Former U.S. Poet Laureate Kay Ryan writes poems in bed in her pajamas. Former Laureate Robert Hass writes in his study, gazing out the window at plum trees. Elizabeth Alexander, author of the 2009 presidential inauguration poem, jots down ideas on napkins in between attending to parental duties, and Edward Hirsch writes in his head while walking around New York.

"Place" was a recurring theme in a panel discussion last Sunday at the new Poetry Foundation building (61 W Superior St). In the bright, 125-seat performance space—clad in birch to be acoustically optimal for the spoken word—Jeffrey Brown of the PBS NewsHour posed questions to an all-star lineup of poets: Ryan, Hass, Alexander, Hirsch, former U.S. Poet Laureate Billy Collins and Chicago-born writer Sandra Cisneros. Jokingly introducing himself as "the best poetry correspondent on national nightly news," Brown asked the poets about the places where they write and the place of poetry, if any, in the cities where they grew up.

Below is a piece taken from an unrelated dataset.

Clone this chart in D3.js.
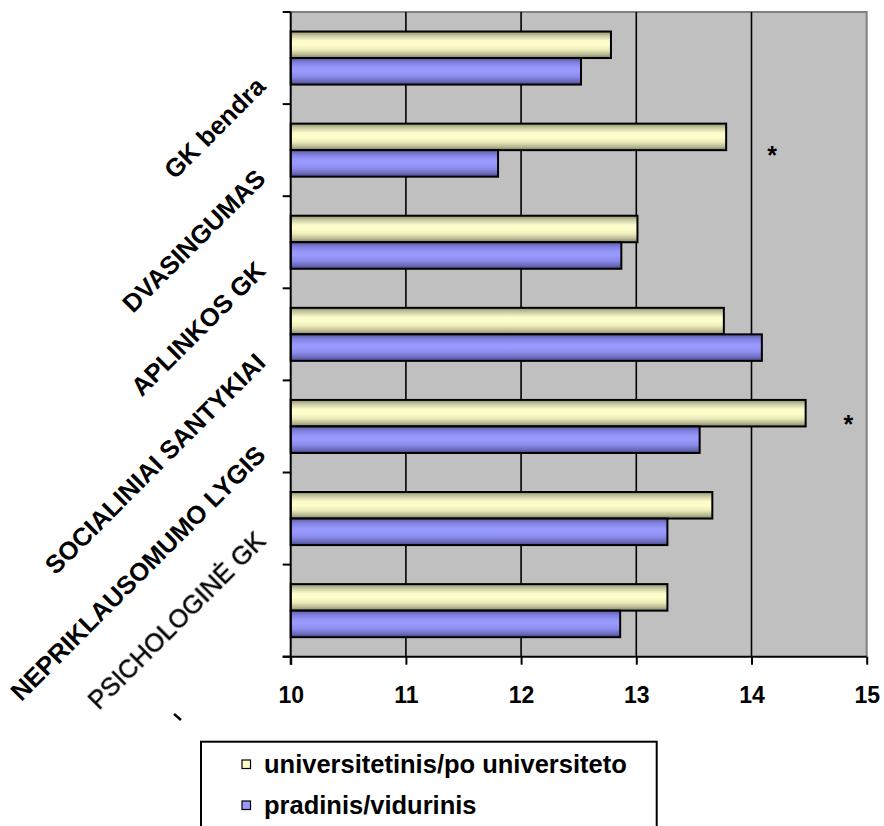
<!DOCTYPE html>
<html>
<head>
<meta charset="utf-8">
<script src="https://cdn.jsdelivr.net/npm/d3@7"></script>
<style>
  html, body { margin: 0; padding: 0; background: #fff; }
  svg { display: block; }
  text { font-family: Arial, "Liberation Sans", sans-serif; }
</style>
</head>
<body>
<svg id="chart" width="884" height="826"></svg>
<script>
// Category names, listed top to bottom
const categories = [
  "GK bendra",
  "DVASINGUMAS",
  "APLINKOS GK",
  "SOCIALINIAI SANTYKIAI",
  "NEPRIKLAUSOMUMO LYGIS",
  "PSICHOLOGINĖ GK",
  ""
];

// Series names (legend order)
const seriesNames = ["universitetinis/po universiteto", "pradinis/vidurinis"];

// Mean scores per category
const universitetinis = [12.78, 13.78, 13.01, 13.76, 14.47, 13.66, 13.27];
const pradinis        = [12.52, 11.80, 12.87, 14.09, 13.55, 13.27, 12.86];

// X axis ticks
const xTicks = [10, 11, 12, 13, 14, 15];

// Significance markers: category and horizontal value where the star sits
const sigCategories = ["DVASINGUMAS", "NEPRIKLAUSOMUMO LYGIS"];
const sigValues = [14.18, 14.84];

const svg = d3.select("#chart");

const plot = { left: 290.7, right: 866.7, top: 12, bottom: 656.7 };

const x = d3.scaleLinear().domain([10, 15]).range([plot.left, plot.right]);
const y = d3.scaleBand().domain(categories)
  .range([plot.top, plot.bottom])
  .paddingInner(0.424).paddingOuter(0.212);
const ySeries = d3.scaleBand().domain(seriesNames).range([0, y.bandwidth()]);

// Gradients giving the bars their rounded look
const defs = svg.append("defs");
function grad(id, stops) {
  const g = defs.append("linearGradient").attr("id", id)
    .attr("x1", 0).attr("y1", 0).attr("x2", 0).attr("y2", 1);
  stops.forEach(([o, c]) => g.append("stop").attr("offset", o).attr("stop-color", c));
}
grad("gYellow", [[0, "#8e8e70"], [0.15, "#c8c8a0"], [0.35, "#fbfbcb"], [0.5, "#ffffcc"],
                 [0.7, "#eaeab8"], [0.88, "#b4b490"], [1, "#808066"]]);
grad("gBlue", [[0, "#5a5aa8"], [0.15, "#7c7cd8"], [0.35, "#9797fb"], [0.5, "#9999ff"],
               [0.7, "#8a8ae8"], [0.88, "#6a6ab8"], [1, "#44448a"]]);
const fills = { [seriesNames[0]]: "url(#gYellow)", [seriesNames[1]]: "url(#gBlue)" };
const legendFills = { [seriesNames[0]]: "#ffffcc", [seriesNames[1]]: "#9999ff" };

const blur = defs.append("filter").attr("id", "soft")
  .attr("x", "-5%").attr("y", "-5%").attr("width", "110%").attr("height", "110%");
blur.append("feGaussianBlur").attr("stdDeviation", 0.45);

// Plot background
svg.append("rect")
  .attr("x", plot.left).attr("y", plot.top)
  .attr("width", plot.right - plot.left).attr("height", plot.bottom - plot.top)
  .attr("fill", "#c0c0c0");

// Top and right frame
svg.append("path")
  .attr("d", `M${plot.left},${plot.top}H${plot.right}V${plot.bottom}`)
  .attr("fill", "none").attr("stroke", "#808080").attr("stroke-width", 2);

// Vertical gridlines
svg.append("g").selectAll("line")
  .data(xTicks.filter(t => t > 10 && t < 15))
  .join("line")
  .attr("x1", d => x(d)).attr("x2", d => x(d))
  .attr("y1", plot.top).attr("y2", plot.bottom)
  .attr("stroke", "#000").attr("stroke-width", 1.6);

// Bars
const rows = categories.map((c, i) => ({
  cat: c,
  vals: [
    { s: seriesNames[0], v: universitetinis[i] },
    { s: seriesNames[1], v: pradinis[i] }
  ]
}));
const groups = svg.append("g").selectAll("g")
  .data(rows).join("g")
  .attr("transform", d => `translate(0,${y(d.cat)})`);
groups.selectAll("rect")
  .data(d => d.vals).join("rect")
  .attr("x", x(10))
  .attr("y", d => ySeries(d.s))
  .attr("width", d => x(d.v) - x(10))
  .attr("height", ySeries.bandwidth())
  .attr("fill", d => fills[d.s])
  .attr("stroke", "#000").attr("stroke-width", 2);

// Bottom axis
const xAxis = svg.append("g")
  .attr("transform", `translate(0,${plot.bottom})`)
  .call(d3.axisBottom(x).tickValues(xTicks).tickSize(8).tickPadding(22).tickFormat(d3.format("d")));
xAxis.select(".domain").attr("d", `M${plot.left - 8},0H${plot.right}`)
  .attr("stroke", "#000").attr("stroke-width", 2);
xAxis.selectAll(".tick line").attr("stroke", "#000").attr("stroke-width", 2);
xAxis.selectAll(".tick text")
  .attr("font-size", 23).attr("font-weight", "bold").attr("fill", "#000")
  .attr("font-family", "Arial, 'Liberation Sans', sans-serif");

// Left axis with ticks on category boundaries
const boundaries = d3.range(categories.length + 1).map(i => plot.top + i * y.step());
svg.append("line")
  .attr("x1", plot.left).attr("x2", plot.left)
  .attr("y1", plot.top).attr("y2", plot.bottom + 8)
  .attr("stroke", "#000").attr("stroke-width", 2);
svg.append("g").selectAll("line")
  .data(boundaries).join("line")
  .attr("x1", plot.left - 8).attr("x2", plot.left)
  .attr("y1", d => d).attr("y2", d => d)
  .attr("stroke", "#000").attr("stroke-width", 2);

// Rotated category labels
svg.append("g").selectAll("text")
  .data(categories).join("text")
  .attr("transform", d => `translate(267,${y(d) + y.bandwidth() / 2 + (d === "PSICHOLOGINĖ GK" ? 24 : 30)}) rotate(-45)`)
  .attr("text-anchor", "end")
  .attr("font-size", 25.5)
  .attr("font-weight", d => d === "PSICHOLOGINĖ GK" ? "normal" : "bold")
  .attr("fill", "#000")
  .attr("stroke", d => d === "PSICHOLOGINĖ GK" ? "#000" : null)
  .attr("stroke-width", d => d === "PSICHOLOGINĖ GK" ? 0.4 : null)
  .attr("filter", d => d === "PSICHOLOGINĖ GK" ? "url(#soft)" : null)
  .text(d => d);

// Small leftover stroke below the last label
svg.append("line")
  .attr("x1", 174).attr("y1", 714).attr("x2", 181).attr("y2", 720)
  .attr("stroke", "#000").attr("stroke-width", 2.5);

// Significance stars
svg.append("g").selectAll("text")
  .data(sigCategories).join("text")
  .attr("x", (d, i) => x(sigValues[i]))
  .attr("y", (d, i) => y(d) + y.bandwidth() / 2 + (i === 0 ? 14 : 7))
  .attr("text-anchor", "middle")
  .attr("font-size", 25).attr("font-weight", "bold")
  .text("*");

// Legend
const legend = svg.append("g");
legend.append("rect")
  .attr("x", 201).attr("y", 741.7).attr("width", 455.7).attr("height", 120)
  .attr("fill", "#fff").attr("stroke", "#000").attr("stroke-width", 2);
const items = legend.selectAll("g.item")
  .data(seriesNames).join("g").attr("class", "item")
  .attr("transform", (d, i) => `translate(0,${773 + i * 41})`);
items.append("rect")
  .attr("x", 242).attr("y", -13).attr("width", 8.5).attr("height", 8.5)
  .attr("fill", d => legendFills[d]).attr("stroke", "#000").attr("stroke-width", 1.2);
items.append("text")
  .attr("x", 264).attr("y", 0)
  .attr("font-size", 25.5).attr("font-weight", "bold")
  .text(d => d);
</script>
</body>
</html>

He told the audience he'd originally hoped to discuss the place of poetry in the U.S. today, but when emailing the panelists beforehand, he had received an almost unanimous reply of "Ugh, anything but that."

One can't fault the all-stars for wanting to avoid this topic. During their terms as U.S. Poet Laureates, three of the them served as poetry ambassadors, working to elevate the place of poetry in our nation. Ryan—the poet who favors PJs—admitted that as a private person, she struggled with this public role. Yet the discussion on Sunday moved toward how the $21.5 million Poetry Foundation building, with its 30,000-volume library and capacity for hosting a range of programming, will help elevate poetry in fresh ways. "Kids can come in and pull a book off the shelf, and their weirdest and most awkward feelings will be mirrored back to them," Collins said. Hirsch—a panelist who had no qualms with commenting on the "place of poetry"—agreed. He wished he'd had access to such a place while growing up in Chicago, but has now made it his duty to "advocate on behalf of the interior life."

When Harriet Monroe created Poetry magazine in 1912, she had a similar aim, hoping "to give to poetry her own place." Who knows if she'd have envisioned a modern structure—with open-air garden and sleek layers of zinc, glass, and wood peel—as an extension of this mission, but the new building is poised to make its mark. Declared Foundation President John Barr, "The building will help us continue the oral tradition of reading and reciting poetry out loud, while shining a national spotlight on Chicago as the home of Poetry, one of the oldest and most important literary magazines in the English-speaking world."